Отправив поездом на Москву Киршвинка на пару с примкнувшим к нам на вокзале нигерийцем, который умолял братьев по языку не бросать его в Киеве, я решил, что все закончилось. Но тут все и началось. Обратных билетов до Хмельницкого (ближайший к Каменцу железнодорожный узел) в кассах не было. Совсем. На неделю вперед. На перспективу – очередь нужно было занимать немедленно. Лишь к одной кассе никто почему-то подойти не пытался. На ней значилось: «Для Героев Советского Союза». Я все же решил рискнуть и объяснил улыбчивой кассирше, что негоже начальнику отряда со всеми деньгами и документами находиться в 500 км от самого отряда.
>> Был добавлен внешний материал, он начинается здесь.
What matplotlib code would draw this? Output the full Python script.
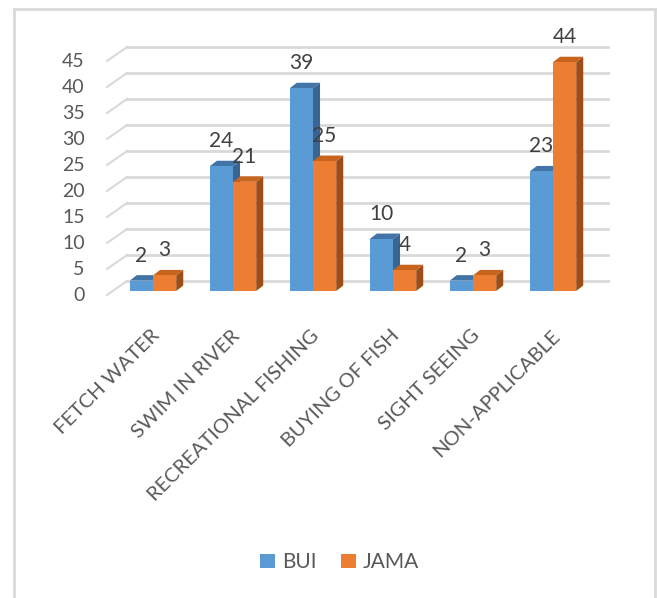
import matplotlib
matplotlib.use("Agg")
import matplotlib.pyplot as plt
from matplotlib.patches import Polygon, Patch
from matplotlib.lines import Line2D

# data
categories = ["FETCH WATER", "SWIM IN RIVER", "RECREATIONAL FISHING",
              "BUYING OF FISH", "SIGHT SEEING", "NON-APPLICABLE"]
bui = [2, 24, 39, 10, 2, 23]
jama = [3, 21, 25, 4, 3, 44]
yticks = [0, 5, 10, 15, 20, 25, 30, 35, 40, 45]

plt.rcParams['font.family'] = ['Lato', 'DejaVu Sans']

W, H = 657, 598
fig = plt.figure(figsize=(W / 100, H / 100), dpi=100)
ax = fig.add_axes([0, 0, 1, 1])
# 80 px per category, 5.2 px per unit, floor of bars at 291 px from top
ax.set_xlim(-153 / 80, (W - 153) / 80)
ax.set_ylim(-(H - 291) / 5.2, 291 / 5.2)
ax.axis('off')

grid_c = '#d9d9d9'
txt_c = '#595959'
w = 0.29          # bar width
dx, dy = 0.088, 1.05   # depth of the bars
bx, by = 0.25, 2.7     # depth of the wall
x_left, x_right = -0.575, 5.69

# back wall gridlines and the slanted side lines
for v in yticks:
    ax.plot([x_left + bx, x_right], [v - 0.77 + by, v - 0.77 + by], color=grid_c, lw=2, zorder=1)
    ax.plot([x_left, x_left + bx], [v - 0.77, v - 0.77 + by], color=grid_c, lw=1.5, zorder=1)
    ax.text(x_left - 0.28, v - 0.77, str(v), ha='right', va='center', fontsize=14, color=txt_c)

colors = {
    'BUI': ('#5b9bd5', '#4274a8', '#3a6592'),
    'JAMA': ('#ed7d31', '#c8631d', '#9e4d19'),
}

z = 2
for i in range(len(categories)):
    for name, vals, x0 in (('BUI', bui, i - w), ('JAMA', jama, i)):
        v = vals[i]
        front, top, side = colors[name]
        x1 = x0 + w
        ax.add_patch(Polygon([(x1, 0), (x1 + dx, dy), (x1 + dx, v + dy), (x1, v)],
                             closed=True, facecolor=side, edgecolor='none', zorder=z))
        ax.add_patch(Polygon([(x0, v), (x0 + dx, v + dy), (x1 + dx, v + dy), (x1, v)],
                             closed=True, facecolor=top, edgecolor='none', zorder=z))
        ax.bar(x0, v, width=w, align='edge', color=front, zorder=z + 0.5)
        ax.text(x0 + w / 2, v + 4.8, str(v), ha='center', va='center',
                fontsize=15, color='#404040', zorder=20)
        z += 1

for i, c in enumerate(categories):
    ax.text(i - 0.03, -6.9, c, rotation=45, rotation_mode='anchor', ha='right', va='top',
            fontsize=14.5, color=txt_c)

handles = [Patch(facecolor=colors['BUI'][0], label='BUI'),
           Patch(facecolor=colors['JAMA'][0], label='JAMA')]
fig.legend(handles=handles, loc='center', bbox_to_anchor=(0.517, 0.06), ncol=2, frameon=False,
           fontsize=15, labelcolor=txt_c, handlelength=0.7, handleheight=0.7,
           handletextpad=0.35, columnspacing=1.2)

# chart border
fx0, fx1, fy1 = 14 / W, 655 / W, 1 - 9 / H
for xs, ys in (([fx0, fx0], [0, fy1]), ([fx0, fx1], [fy1, fy1]), ([fx1, fx1], [0, fy1])):
    fig.add_artist(Line2D(xs, ys, color=grid_c, lw=2, transform=fig.transFigure))

fig.savefig('out.png', dpi=100)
Кассирша прониклась (причем не за часть этих денег и даже не за шоколадку, которой тогда просто не существовало ни в одном привокзальном буфете), и я очутился в поезде. На этот раз облегченно вздыхать не стал, героем себя тоже не почувствовал. И правильно сделал…
Далеко не многозвездочным, но самым интересным местом для проживания в Каменец-Подольском представляется Русская брама – мощные городские укрепления XVI–XVII вв., поставленные в той части города, которая приютила его православных жителей – русинов – смесь древнего русско-литовского населения и украинцев, не пожелавших перейти в католичество. Удобства, конечно, во дворе, и воду надо греть самим, но зато – полная тишина за полутораметровыми стенами, приятный вид на уютную садовую природу и несколько минут ходьбы до прочих исторических мест, включая крепость. Утром, пока не нагрянули экскурсанты, можно полазить по боевым галереям брамы и полюбоваться на внушительное каменное ядро, будто застрявшее между бойницами, ставшими гостиничными окнами. На вопрос туристов: «Как оно туда попало?» – гиды обычно отшучиваются: «Из пушки». Но слишком доверчивым потом поясняют, что по традиции ядро вмуровывалось в стену крепости, чтобы сделать ее непреступней. (Иногда с этой же целью туда вмуровывали девушку.)
По возвращении в Русскую браму, где размещался отряд, я застал у крепостной стены новый неподвижный экспонат – поломанный автомобиль со спущенными шинами и без бензина (полагавшиеся в те времена на него талоны нам на обратную дорогу не выдали – из Москвы нужно было отправить как можно больше отрядов хотя бы в одном направлении). За деньги бензин не продавался, а в пору уборочной страды, на которую пришлось наше путешествие, обслуживалась только имевшая к ней отношение техника. Поломку устранили на табачной фабрике, расположенной по соседству, залить бензин за наличные распорядился в письменном виде секретарь Каменец-Подольского горкома КПСС, а шесть шин до нужного количества атмосфер пришлось накачать самим в четыре руки с шофером. И нигде никто ничего не попросил за оказанные услуги…
Во время поездки в Подолию с Киршвинком два обстоятельства, связанные с захоронением эдиакарских организмов, показались мне весьма странными. Во-первых, то, что принято было называть медузами, явно сидело на дне. Это были огромные (до 20 см в поперечнике) воронки, заполненные осадком. Будь они плавучими животными, попавшими на дно после гибели, то никак не могли бы застыть в таком положении. Во-вторых, наиболее богатые окаменелостями слои представляли собой крупнозернистые песчаники. (Песчаник – это затвердевший песок, который перемывался и дробился волнами и течениями, поэтому никаких цельных объектов в нем обычно не остается.) Как же в подобных породах могли сохраниться многочисленные отпечатки нежных медуз? Ведь их в ископаемом виде находят исключительно редко.
Такая особенность захоронения эдиакарских организмов повторялась везде, где мне потом удалось побывать, включая холмы Эдиакары.
В вечном, как тогда казалось, СССР набирала ход перестройка, и меня впервые выпустили за границу. До этого, правда, я провел несколько полевых месяцев в Монголии, но «найти десять отличий» между нами и ими тогда вряд ли бы кто смог. А первой по-настоящему иностранной и западной страной для меня оказалась… далекая и южная, даже названием, Австралия. Пара моих тамошних коллег – Дэвид Грэйвсток из Южно-Австралийского департамента горного дела и энергетики в Аделаиде и Пьер Круз из такого же департамента, но Северной Территории в Дарвине – пригласили меня для изучения местных кембрийских рифов. Попутно предлагалось посмотреть все, что только можно, включая Большой Барьерный риф и наскальную живопись в национальном парке Какаду.